Habitat, started seven years ago "to catalyze original interactive media in this country," will be involved in presenting two overarching "core activities" -- "curatorial presentations" and "panel programming" -- as its contribution to the McLuhanfest. One of the most significant curated events -- what Serrano calls an "explicit articulation of the notion of the audience is the medium" -- is "P2P," which will see a nine-metre-high marquee equipped with 125 light bulbs erected outside the Drake Hotel on Queen Street West. Across the street will be a control panel with 125 corresponding switches which passersby can use to form messages and patterns of their own choosing ("from vanity and profanity to emotion and allegiance").

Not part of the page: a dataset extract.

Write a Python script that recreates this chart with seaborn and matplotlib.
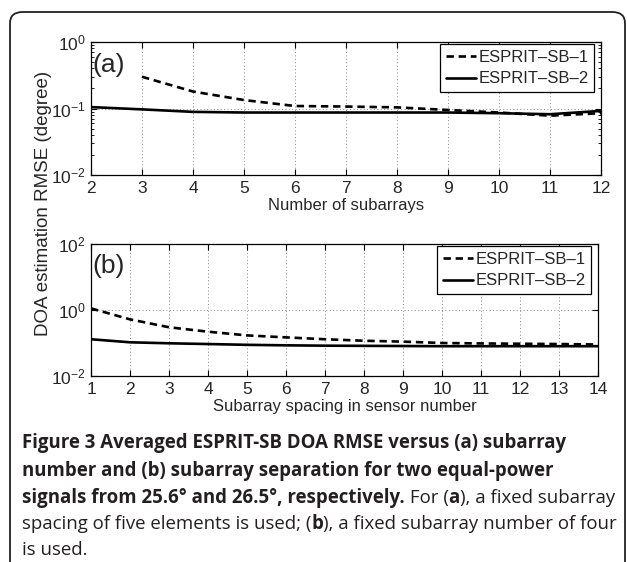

A couple of blocks to the east, at the DeLeon White Gallery, there's a three-part presentation exploring "relations between the natural world and technological developments." One element, Sonic Sunset (aka Music), is described as a "sensor piece": Each day at roughly 6:45 p.m., on the gallery rooftop, a machine will evaluate "the quality of the light at sunset" which, in turn, will generate what Serrano calls "a Japanese aural symphonic composition." Another feature, Impossible Skies, invites participants to lie on a bed on the gallery's first floor and stare up at a screen upon which they'll see webcam-captured skies from around the world.

Back at the Drake, Habitat will co-host at least three panel programs. One, starting at 2 p.m. on Oct. 15, is entitled "Is There Life After the Web/TV Convergent Business Model?" Translation: it's an exploration of how interactive concepts can be turned into financially feasible businesses. One of the case studies to be discussed is Odd Job Jack, the popular Comedy Network animation series, or "sit.com," that was originally conceived for the Web. Each TV episode has an interactive Web component corresponding to the odd job that Jack -- a directionless sociology grad -- has agreed to do that week. In its first season last year the site drew a reported 220,000 game plays.